Germain Monfort est né en 1946 et a grandi dans le petit village de Bernet aux confins du Gers et des Hautes-Pyrénées, en pays d’Astarac. Après une scolarité effectuée dans une école militaire en qualité d’enfant de troupe, il suit une carrière dans le génie de l’armée de terre, essentiellement dans les  services d’infrastructure, aux niveaux local et central, en école, en métropole et outre-mer. Il y a exercé des fonctions de gestionnaire et d’instructeur.

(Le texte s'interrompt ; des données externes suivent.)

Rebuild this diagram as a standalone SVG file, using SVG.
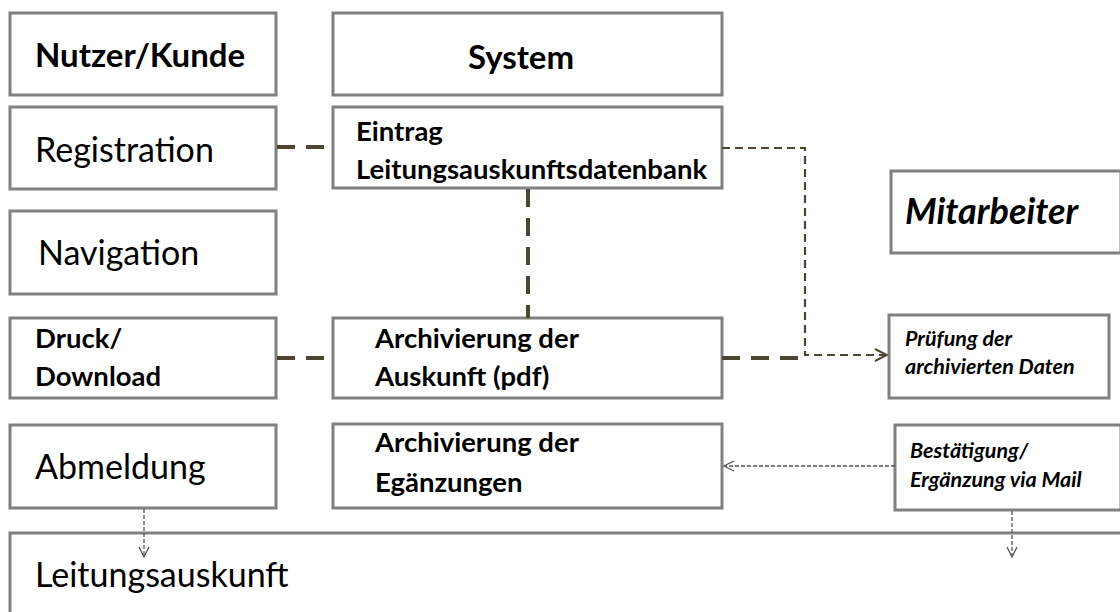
<svg xmlns="http://www.w3.org/2000/svg" width="1120" height="612" viewBox="0 0 1120 612">
  <style>
    .box { fill: #ffffff; stroke: #808080; stroke-width: 3; }
    .t { font-family: Lato, "Open Sans", "Liberation Sans", sans-serif; fill: #000000; }
    .big { font-size: 34px; }
    .head { font-size: 33px; font-weight: 700; }
    .mid { font-size: 27.5px; font-weight: 700; }
    .small { font-size: 21.5px; font-weight: 700; font-style: italic; }
    .thick { fill: none; stroke: #4d4632; stroke-width: 4; stroke-dasharray: 18 11; }
    .thin { fill: none; stroke: #4d4632; stroke-width: 2.2; stroke-dasharray: 8 5; }
    .fine { fill: none; stroke: #555555; stroke-width: 1.3; stroke-dasharray: 4 2; }
  </style>
  <defs>
    <marker id="chevOlive" viewBox="0 0 14 14" refX="13" refY="7" markerWidth="14" markerHeight="14" markerUnits="userSpaceOnUse" orient="auto">
      <path d="M1,1 L13,7 L1,13" fill="none" stroke="#4d4632" stroke-width="2"/>
    </marker>
    <marker id="chevGrey" viewBox="0 0 12 12" refX="11" refY="6" markerWidth="12" markerHeight="12" markerUnits="userSpaceOnUse" orient="auto">
      <path d="M1,1 L11,6 L1,11" fill="none" stroke="#555555" stroke-width="1.3"/>
    </marker>
  </defs>
  <rect width="1120" height="612" fill="#ffffff"/>

  <!-- user column -->
  <g id="nutzer-kunde">
    <rect class="box" x="10" y="13" width="266" height="82"/>
    <text class="t head" x="35" y="67">Nutzer/Kunde</text>
  </g>
  <g id="registration">
    <rect class="box" x="10" y="107" width="266" height="82"/>
    <text class="t big" x="35" y="162">Registration</text>
  </g>
  <g id="navigation">
    <rect class="box" x="10" y="211" width="266" height="83"/>
    <text class="t big" x="38" y="265">Navigation</text>
  </g>
  <g id="druck-download">
    <rect class="box" x="10" y="318" width="266" height="80"/>
    <text class="t mid" x="35" y="348">Druck/</text>
    <text class="t mid" x="35" y="386">Download</text>
  </g>
  <g id="abmeldung">
    <rect class="box" x="10" y="425" width="266" height="83"/>
    <text class="t big" x="35" y="479" font-size="33">Abmeldung</text>
  </g>

  <!-- system column -->
  <g id="system">
    <rect class="box" x="333" y="13" width="389" height="82"/>
    <text class="t head" x="521" y="69" text-anchor="middle" font-size="35">System</text>
  </g>
  <g id="eintrag">
    <rect class="box" x="333" y="107" width="389" height="81"/>
    <text class="t mid" x="356" y="141">Eintrag</text>
    <text class="t mid" x="356" y="179">Leitungsauskunftsdatenbank</text>
  </g>
  <g id="archiv-auskunft">
    <rect class="box" x="333" y="318" width="389" height="80"/>
    <text class="t mid" x="375" y="348">Archivierung der</text>
    <text class="t mid" x="375" y="386">Auskunft (pdf)</text>
  </g>
  <g id="archiv-ergaenzungen">
    <rect class="box" x="333" y="424" width="389" height="84"/>
    <text class="t mid" x="375" y="452">Archivierung der</text>
    <text class="t mid" x="375" y="492">Egänzungen</text>
  </g>

  <!-- staff column -->
  <g id="mitarbeiter">
    <rect class="box" x="891" y="171" width="230" height="82"/>
    <text class="t" x="905" y="224" font-size="36" font-weight="700" font-style="italic">Mitarbeiter</text>
  </g>
  <g id="pruefung">
    <rect class="box" x="889" y="315" width="220" height="83"/>
    <text class="t small" x="905" y="346">Prüfung der</text>
    <text class="t small" x="905" y="374">archivierten Daten</text>
  </g>
  <g id="bestaetigung">
    <rect class="box" x="895" y="425" width="226" height="85"/>
    <text class="t small" x="910" y="458">Bestätigung/</text>
    <text class="t small" x="910" y="487">Ergänzung via Mail</text>
  </g>

  <!-- result -->
  <g id="leitungsauskunft">
    <rect class="box" x="10" y="533" width="1120" height="100"/>
    <text class="t big" x="35" y="587" font-size="33">Leitungsauskunft</text>
  </g>

  <!-- connectors, drawn last so the down arrows stay visible -->
  <g id="connectors">
    <line class="thick" x1="277" y1="147" x2="333" y2="147"/>
    <line class="thick" x1="528" y1="189" x2="528" y2="318"/>
    <line class="thick" x1="277" y1="358" x2="333" y2="358"/>
    <line class="thick" x1="722" y1="358" x2="805" y2="358"/>
    <polyline class="thin" points="722,148 805,148 805,355 887,355" marker-end="url(#chevOlive)"/>
    <line class="fine" x1="895" y1="466" x2="724" y2="466" marker-end="url(#chevGrey)"/>
    <line class="fine" x1="144" y1="509" x2="144" y2="557" marker-end="url(#chevGrey)"/>
    <line class="fine" x1="1012" y1="511" x2="1012" y2="557" marker-end="url(#chevGrey)"/>
  </g>
</svg>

Il termine sa carrière au secrétariat général pour l’administration près le ministre de la défense où il est en charge de questions relatives à la politique immobilière interarmées et à la gestion domaniale. Le président de la République vient de suspendre la conscription. De nombreuses casernes, parfois vétustes et situées en ville, ne sont plus utiles et sont mises en vente pour permettre la rénovation urbaine et le financement du maintien de nos armées.  Germain Monfort accède alors au grade de colonel peu avant sa retraite en 2003. Avec son épouse Françoise, ils quittent alors la région parisienne pour s’installer en Comminges, à Saint-Gaudens qui devient la terre d’élection et d’adoption de ce Gascon de cœur. 

Dessin de G.Monfort.
Couverture de l’ouvrage publié par le CAUE et Loubatières

Est-ce le souvenir des granges de son enfance en doux pays d’Astarac ou bien parce que la maison qu’ils habitent en possède une remarquable que Germain Monfort se passionne pour les charpentes apparentes du Comminges ? En tout cas, à la faveur des belles journées, cette passion le conduit sur les serres et dans les ruelles de nos villages à la redécouverte d’un patrimoine vernaculaire essentiel et méconnu. Son enquête, publiée par le CAUE de la Haute-Garonne et par la Société des études du Comminges est une référence et l’illustration de l’humble travail méthodique d’un chercheur rigoureux et attentif aux témoignages les plus ténus d’une vie rurale mise à mal par les mutations en cours des campagnes. Il en dresse la typologie des formes, des matériaux, des clayonnages et propose des pistes d’action pour préserver et rénover. Nul doute que le futur Parc naturel régional Comminges Barousse Pyrénées reprendra ce travail et ses préconisations dans ses actions concrètes. 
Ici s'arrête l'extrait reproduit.